Problème. Rebelote ce dimanche, pas vraiment d’inspiration.
Et là, c’est la perspective de mon dilettantisme qui m’a effrayée. Je la connais la chanson. Je loupe un cours de danse à 7 ans et finalement je déclare forfait (pour le bien de la discipline très certainement). Je sèche une séance de tennis à 10 ans et je n’y retourne jamais (idem, je pense que personne ne m’a regrettée). Je vais deux fois au yoga à 30 ans puis tchao, namaste mon cul. Et j’en passe. La liste de ce que j’ai abandonné est bien plus longue que celle des choses auxquelles je me suis vraiment tenue. Et si dans le lot il y avait surtout des activités pas vraiment adaptées à mes capacités physiques ou musicales (il y a aussi eu bien évidemment un essai avorté à la guitare ainsi qu’au piano), je pense qu’avec un peu de persévérance, je serais aujourd’hui reconnue dans le milieu de la danse africaine (non). Ce que je veux dire, c’est qu’il faut parfois trouver le juste équilibre, entre un acharnement inutile et un renoncement un peu trop précipité. Que bien sûr l’effort permanent peut signifier qu’on est trop loin de sa zone de confort, mais que de temps en temps, s’accrocher permet de mettre en route une habitude dont on finit par avoir du mal à se passer.
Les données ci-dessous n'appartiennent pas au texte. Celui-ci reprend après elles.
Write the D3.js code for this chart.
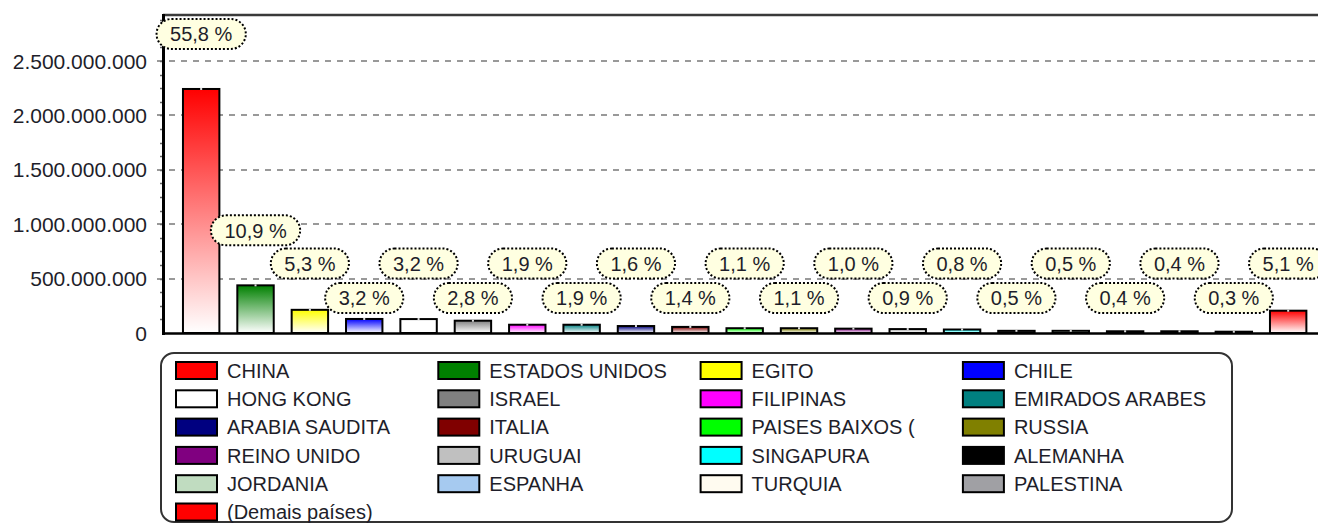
<!DOCTYPE html>
<html>
<head>
<meta charset="utf-8">
<script src="https://cdn.jsdelivr.net/npm/d3@7"></script>
<style>
  body { margin: 0; background: #fff; }
  svg { display: block; font-family: "Liberation Sans", Arial, sans-serif; }
</style>
</head>
<body>
<script>
// countries, in the order of the bars (descending)
var countries = ['CHINA', 'ESTADOS UNIDOS', 'EGITO', 'CHILE', 'HONG KONG', 'ISRAEL', 'FILIPINAS',
  'EMIRADOS ARABES', 'ARABIA SAUDITA', 'ITALIA', 'PAISES BAIXOS (', 'RUSSIA', 'REINO UNIDO',
  'URUGUAI', 'SINGAPURA', 'ALEMANHA', 'JORDANIA', 'ESPANHA', 'TURQUIA', 'PALESTINA', '(Demais países)'];

// estimated values
var values = [2243000000, 438000000, 213000000, 129000000, 128000000, 113000000, 76000000,
  76000000, 64000000, 56000000, 44000000, 44000000, 40000000, 36000000, 32000000, 20000000,
  20000000, 16000000, 16000000, 12000000, 205000000];

// percentage labels as printed
var shares = ['55,8 %', '10,9 %', '5,3 %', '3,2 %', '3,2 %', '2,8 %', '1,9 %', '1,9 %', '1,6 %', '1,4 %',
  '1,1 %', '1,1 %', '1,0 %', '0,9 %', '0,8 %', '0,5 %', '0,5 %', '0,4 %', '0,4 %', '0,3 %', '5,1 %'];

var colors = ['#FF0000', '#008000', '#FFFF00', '#0000FF', '#FFFFFF', '#808080', '#FF00FF',
  '#008080', '#000080', '#800000', '#00FF00', '#808000', '#800080', '#C0C0C0', '#00FFFF',
  '#000000', '#C0DCC0', '#A6CAF0', '#FFFBF0', '#A0A0A4', '#FF0000'];

var yTicks = [0, 500000000, 1000000000, 1500000000, 2000000000, 2500000000];

var data = countries.map(function (c, i) {
  return {name: c, value: values[i], share: shares[i], color: colors[i], i: i};
});

var W = 1318, H = 523;
var plotLeft = 163, plotTop = 15, plotBottom = 333;
var yMax = 2923000000;

var ptBR = d3.formatLocale({decimal: ',', thousands: '.', grouping: [3], currency: ['R$', '']});
var fmt = ptBR.format(',d');

var svg = d3.select('body').append('svg')
  .attr('width', W)
  .attr('height', H);

var defs = svg.append('defs');
data.forEach(function (d) {
  var g = defs.append('linearGradient')
    .attr('id', 'grad' + d.i)
    .attr('x1', 0).attr('y1', 0).attr('x2', 0).attr('y2', 1);
  g.append('stop').attr('offset', '0%').attr('stop-color', d.color);
  g.append('stop').attr('offset', '100%').attr('stop-color', '#fff');
});

var y = d3.scaleLinear().domain([0, yMax]).range([plotBottom, plotTop]);
var x = d3.scaleBand()
  .domain(countries)
  .range([174, 174 + 21 * 54.35])
  .paddingInner(0.33)
  .paddingOuter(0.165);

// gridlines
svg.selectAll('.grid')
  .data(yTicks.slice(1))
  .enter().append('line')
  .attr('x1', plotLeft - 6).attr('x2', W)
  .attr('y1', function (d) { return Math.round(y(d)); })
  .attr('y2', function (d) { return Math.round(y(d)); })
  .attr('stroke', '#999')
  .attr('stroke-width', 2)
  .attr('stroke-dasharray', '6,6');

// minor ticks on the y axis
svg.selectAll('.minor')
  .data(d3.range(125000000, yMax, 125000000))
  .enter().append('line')
  .attr('x1', plotLeft - 3).attr('x2', plotLeft)
  .attr('y1', function (d) { return Math.round(y(d)) + 0.5; })
  .attr('y2', function (d) { return Math.round(y(d)) + 0.5; })
  .attr('stroke', '#666')
  .attr('stroke-width', 1.5);

// tick labels
svg.selectAll('.ylab')
  .data(yTicks)
  .enter().append('text')
  .attr('x', 147)
  .attr('y', function (d) { return y(d); })
  .attr('dy', '0.36em')
  .attr('text-anchor', 'end')
  .attr('font-size', 21)
  .attr('fill', '#1e1e2a')
  .text(function (d) { return fmt(d); });

// frame
svg.append('line')
  .attr('x1', plotLeft).attr('x2', W).attr('y1', plotTop).attr('y2', plotTop)
  .attr('stroke', '#3a3a3a').attr('stroke-width', 2.5);
svg.append('line')
  .attr('x1', plotLeft + 0.5).attr('x2', plotLeft + 0.5).attr('y1', plotTop - 1).attr('y2', plotBottom + 2)
  .attr('stroke', '#000').attr('stroke-width', 3);
svg.append('line')
  .attr('x1', plotLeft).attr('x2', W).attr('y1', plotBottom + 0.5).attr('y2', plotBottom + 0.5)
  .attr('stroke', '#000').attr('stroke-width', 2.5);

// bars
svg.selectAll('.bar')
  .data(data)
  .enter().append('rect')
  .attr('x', function (d) { return x(d.name); })
  .attr('y', function (d) { return y(d.value); })
  .attr('width', x.bandwidth())
  .attr('height', function (d) { return plotBottom - y(d.value); })
  .attr('fill', function (d) { return 'url(#grad' + d.i + ')'; })
  .attr('stroke', '#000')
  .attr('stroke-width', 2);

// small notch on top of each bar
svg.selectAll('.notch')
  .data(data)
  .enter().append('rect')
  .attr('x', function (d) { return x(d.name) + x.bandwidth() / 2 - 1; })
  .attr('y', function (d) { return y(d.value) - 1; })
  .attr('width', 2)
  .attr('height', 2)
  .attr('fill', '#ddd');

// percentage labels: above the bar, or on one of two staggered rows when the bar is short
var rowUp = 263.5, rowDown = 298;
var labels = svg.selectAll('.lab')
  .data(data)
  .enter().append('g')
  .attr('transform', function (d) {
    var ly = y(d.value) - 55;
    if (ly > rowUp - 15) ly = d.i % 2 === 0 ? rowUp : rowDown;
    return 'translate(' + (x(d.name) + x.bandwidth() / 2) + ',' + ly + ')';
  });

labels.append('rect').attr('class', 'pill');
labels.append('text')
  .attr('text-anchor', 'middle')
  .attr('dy', '0.36em')
  .attr('font-size', 20)
  .attr('fill', '#1e1e2a')
  .text(function (d) { return d.share; });

labels.each(function () {
  var g = d3.select(this);
  var tw = g.select('text').node().getComputedTextLength();
  var w = tw + 27, h = 30;
  g.select('rect')
    .attr('x', -w / 2).attr('y', -h / 2)
    .attr('width', w).attr('height', h)
    .attr('rx', h / 2).attr('ry', h / 2)
    .attr('fill', '#FFFFE1')
    .attr('stroke', '#000')
    .attr('stroke-width', 2)
    .attr('stroke-dasharray', '2,2');
});

// legend
var legend = svg.append('g');
legend.append('rect')
  .attr('x', 161).attr('y', 353)
  .attr('width', 1071).attr('height', 169)
  .attr('rx', 13).attr('ry', 13)
  .attr('fill', '#fff')
  .attr('stroke', '#333')
  .attr('stroke-width', 2);

var items = legend.selectAll('.item')
  .data(data)
  .enter().append('g')
  .attr('transform', function (d) {
    return 'translate(' + (176 + (d.i % 4) * 262.3) + ',' + (370.5 + Math.floor(d.i / 4) * 28.3) + ')';
  });

items.append('rect')
  .attr('x', 0).attr('y', -8.5)
  .attr('width', 41).attr('height', 17)
  .attr('fill', function (d) { return d.color; })
  .attr('stroke', '#000')
  .attr('stroke-width', 2);

items.append('text')
  .attr('x', 51)
  .attr('dy', '0.36em')
  .attr('font-size', 20)
  .attr('fill', '#1e1e2a')
  .text(function (d) { return d.name; });
</script>
</body>
</html>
En l’occurrence, si je ne me suis fixé aucun objectif en écrivant ici, j’aime l’idée d’une certaine régularité, ne serait-ce que pour garder ce lien précieux avec vous, perdu puis retrouvé depuis quelques semaines. Bref, vous avez eu chaud (oui enfin je me comprends, tout le monde s’en serait remis) parce que je ne fonctionne donc que comme ça, tout ou rien et pas grand chose entre les deux.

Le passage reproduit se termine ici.